In the same case, in more emphatic terms Lord Tucker said:
It is, in my view, impossible to hold that these words (permanent and pensionable) conferred on her a contractual right to a 'free-hold tenure of the post of senior clerk or did anything more than indicate that the post available would have the degree of security of tenure which attaches to the regular as distinct from the purely temporary staff.
In Halsbury's Laws of England (Simonds Ed.) Vol. 25 page 490 it is said:
It seems that the fact that the employment offered to and accepted by an employee is described as permanent employment does not in itself normally create a promise of life employment or disentitle the employers from terminating the employee's contract of service on reasonable notice. A contract for permanent employment will, however, be considered as a contract for employment for life if the terms of the contract are such as to render inevitable the conclusion that a life-time employment was intended.
In Bimalacharan Batabyal v. Trustees for the Indian Museum : AIR1930Cal404 , while construing the words ' substantive ' and ,'' permanent' used in the service book it was held that these words do not signify that it is an employment for life and that these words were more descriptive of the nature and character of the appointment than indicative of the duration of that appointment. This case was followed by a Division Bench of the Patna High Court in Gidugu Venkata Sitapati v. Srisrisri Krishna Chandra Gajpati Narayan Dev : AIR1942Pat176 . A division Bench of this Court while construing the word ' permanent' in relation to an employment in an educational institution in Chilakamarri Lakshminarasimha-charyulu v. MeLaurin High School, Coconada A.I.R. 1949 Mad., 788, observed thus:
Though the contract merely says 'permanent' and though the word ' permanent' may in a proper case be taken to mean for life, nevertheless in the matter of appointment of teachers in schools, it is the general usage, so to say, for the educational institutions not to continue to employ teachers who have passed the age of 60 years the ordinary age of superannuation being 55, those who are over 55 being kept on till 60 in case the management is of opinion that they are fit to perform their duties efficiently.
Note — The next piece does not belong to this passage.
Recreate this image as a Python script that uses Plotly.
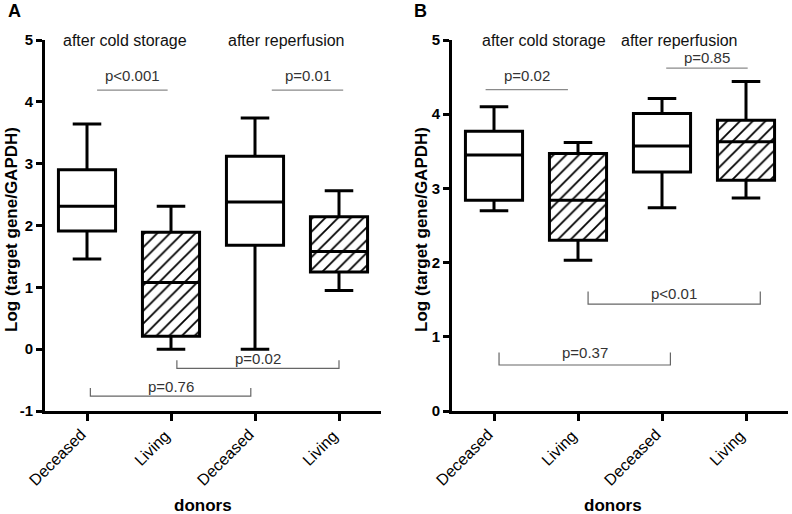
import plotly.graph_objects as go

categories = ["Deceased", "Living", "Deceased", "Living"]
positions = [0, 1, 2, 3]
hatched = [False, True, False, True]

# Panel A: box statistics (lower whisker, Q1, median, Q3, upper whisker)
a_low = [1.46, 0.00, 0.00, 0.95]
a_q1 = [1.91, 0.21, 1.68, 1.25]
a_med = [2.31, 1.08, 2.38, 1.58]
a_q3 = [2.90, 1.89, 3.12, 2.14]
a_high = [3.64, 2.31, 3.74, 2.56]

# Panel B
b_low = [2.70, 2.03, 2.74, 2.87]
b_q1 = [2.84, 2.30, 3.22, 3.11]
b_med = [3.45, 2.84, 3.57, 3.63]
b_q3 = [3.77, 3.47, 4.01, 3.92]
b_high = [4.10, 3.62, 4.21, 4.44]

a_yticks = [-1, 0, 1, 2, 3, 4, 5]
b_yticks = [0, 1, 2, 3, 4, 5]

# p-value lines: (label, x0, x1, y_line, y_text)
a_top = [("p<0.001", 0.12, 0.96, 4.19, 4.42), ("p=0.01", 2.20, 3.05, 4.19, 4.42)]
a_brackets = [("p=0.02", 1.07, 3.00, -0.31, -0.18, -0.15), ("p=0.76", 0.04, 1.95, -0.76, -0.63, -0.61)]
b_top = [("p=0.02", -0.10, 0.88, 4.33, 4.52), ("p=0.85", 2.05, 3.02, 4.62, 4.76)]
b_brackets = [("p<0.01", 1.12, 3.17, 1.44, 1.61, 1.59), ("p=0.37", 0.06, 2.10, 0.62, 0.79, 0.79)]

FONT = "Liberation Sans, Arial, sans-serif"
BOXW = 0.68

W = 792
H = 514
PLOT_TOP = 40
PLOT_BOT = 411
PH = PLOT_BOT - PLOT_TOP

# rotated category label placement (pixel offsets of label centre from its tick)
LABEL_OFFSET = {"Deceased": (-30, 457), "Living": (-19.5, 448)}


def px(x):
    return x / W


def py(y):
    return (PLOT_BOT - y) / PH


fig = go.Figure()


def add_panel(xa, ya, low, q1, med, q3, high):
    hx = [p for p, h in zip(positions, hatched) if h]
    hb = [q for q, h in zip(q1, hatched) if h]
    hy = [b - a for a, b, h in zip(q1, q3, hatched) if h]
    fig.add_trace(go.Bar(
        x=hx, y=hy, base=hb, width=BOXW, xaxis=xa, yaxis=ya,
        marker=dict(color="white", line=dict(width=0),
                    pattern=dict(shape="/", fgcolor="black", bgcolor="white",
                                 fgopacity=1, size=9, solidity=0.2)),
        showlegend=False, hoverinfo="skip"))
    for i, p in enumerate(positions):
        fig.add_trace(go.Box(
            x=[p], q1=[q1[i]], median=[med[i]], q3=[q3[i]],
            lowerfence=[low[i]], upperfence=[high[i]],
            width=BOXW, whiskerwidth=0.5, boxpoints=False,
            line=dict(color="black", width=3),
            fillcolor="rgba(0,0,0,0)" if hatched[i] else "white",
            xaxis=xa, yaxis=ya, showlegend=False, hoverinfo="skip"))


add_panel("x", "y", a_low, a_q1, a_med, a_q3, a_high)
add_panel("x2", "y2", b_low, b_q1, b_med, b_q3, b_high)

shapes = []
annotations = []


def add_lines(xr, yr, top, brackets, headers):
    for lab, x0, x1, yl, yt in top:
        shapes.append(dict(type="line", xref=xr, yref=yr, x0=x0, x1=x1, y0=yl, y1=yl,
                           line=dict(color="#8a8a8a", width=1.2)))
        annotations.append(dict(text=lab, xref=xr, yref=yr, x=(x0 + x1) / 2, y=yt,
                                showarrow=False, font=dict(family=FONT, size=15, color="#333")))
    for lab, x0, x1, yl, ytop, yt in brackets:
        shapes.append(dict(type="path", xref=xr, yref=yr,
                           path=f"M {x0},{ytop} L {x0},{yl} L {x1},{yl} L {x1},{ytop}",
                           line=dict(color="#666", width=1.2)))
        annotations.append(dict(text=lab, xref=xr, yref=yr, x=(x0 + x1) / 2, y=yt,
                                showarrow=False, font=dict(family=FONT, size=15, color="#333")))
    for lab, x in headers:
        annotations.append(dict(text=lab, xref=xr, yref=yr, x=x, y=5.0,
                                showarrow=False, font=dict(family=FONT, size=16, color="#111")))
    # category labels, rotated 45 degrees below each tick
    for cat, pos in zip(categories, positions):
        dx, cy = LABEL_OFFSET[cat]
        annotations.append(dict(text=cat, xref=xr, yref="paper", x=pos, y=py(cy),
                                xshift=dx, xanchor="center", yanchor="middle",
                                textangle=-45, showarrow=False,
                                font=dict(family=FONT, size=16, color="black")))


add_lines("x", "y", a_top, a_brackets, [("after cold storage", 0.45), ("after reperfusion", 2.38)])
add_lines("x2", "y2", b_top, b_brackets, [("after cold storage", 0.59), ("after reperfusion", 2.21)])

for letter, lx in [("A", 14), ("B", 420)]:
    annotations.append(dict(text=f"<b>{letter}</b>", xref="paper", yref="paper",
                            x=px(lx), y=py(11), xanchor="center", yanchor="middle",
                            showarrow=False, font=dict(family=FONT, size=18, color="black")))
for tx in [11, 421]:
    annotations.append(dict(text="<b>Log (target gene/GAPDH)</b>", xref="paper", yref="paper",
                            x=px(tx), y=py(230), xanchor="center", yanchor="middle",
                            textangle=-90, showarrow=False,
                            font=dict(family=FONT, size=17, color="black")))
for dx in [203, 613]:
    annotations.append(dict(text="<b>donors</b>", xref="paper", yref="paper",
                            x=px(dx), y=py(505), xanchor="center", yanchor="middle",
                            showarrow=False, font=dict(family=FONT, size=17, color="black")))

xcommon = dict(range=[-0.5, 3.5], tickmode="array", tickvals=positions,
               showticklabels=False, automargin=False,
               showline=True, linecolor="black", linewidth=3,
               ticks="outside", ticklen=7, tickwidth=3, tickcolor="black",
               showgrid=False, zeroline=False)
ycommon = dict(showline=True, linecolor="black", linewidth=3, automargin=False,
               ticks="outside", ticklen=6, tickwidth=3, tickcolor="black",
               showgrid=False, zeroline=False,
               tickfont=dict(family=FONT, size=15, color="black"))

fig.update_layout(
    width=W, height=H,
    margin=dict(l=0, r=0, t=PLOT_TOP, b=H - PLOT_BOT),
    paper_bgcolor="white", plot_bgcolor="white",
    showlegend=False, barmode="overlay", boxmode="overlay",
    xaxis=dict(domain=[px(45), px(381)], anchor="y", **xcommon),
    xaxis2=dict(domain=[px(452), px(788)], anchor="y2", **xcommon),
    yaxis=dict(range=[-1, 5], anchor="x", tickvals=a_yticks,
               ticktext=[f"<b>{v}</b>" for v in a_yticks], **ycommon),
    yaxis2=dict(range=[0, 5], anchor="x2", tickvals=b_yticks,
                ticktext=[f"<b>{v}</b>" for v in b_yticks], **ycommon),
    shapes=shapes, annotations=annotations,
)

fig.write_html(
    "out.html",
    config={"displayModeBar": False},
    post_script="document.body.style.margin='0';document.body.style.overflow='hidden';",
)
This usage prevailing in the educational world must be deemed to be part of the contract and it is impossible, in our opinion, to record the contract as being one for life, having regard to the conditions and usages known to both the parties at the time of the contract.
It is not necessary to elaborate this aspect of the case because the plaintiff himself has not made the claim that the contract gives him an appointment for life.
I entirely agree with the observations made in the last mentioned case that though a contract of employment does not provide age limit for retirement, the usuage prevailing in similar establishments can be taken to be a part of the contract of service, that it is impossible, even in the absence of a rule fixing the age of retirement, to construe the contract of service as one for life and that the normal practice, in such services should be taken to be part of the service contract. On the question of practice and usage, it is significant to note in this connection that in respect of supervisory, clerical and subordinate staff working in all the four acquiring companies, retirement age had been fixed statutorily at 60 years, vide Paragraph 12 of the General Insurance (Nationalisation and revision of pay scales and other conditions of service of supervisory, clerical and subordinate staff) Scheme, 1974. In this view of the matter, the petitioner's contention that he is entitled to continue in service for life cannot be accepted. This writ petition, therefore, fails and is dismissed. There will be no order as to costs.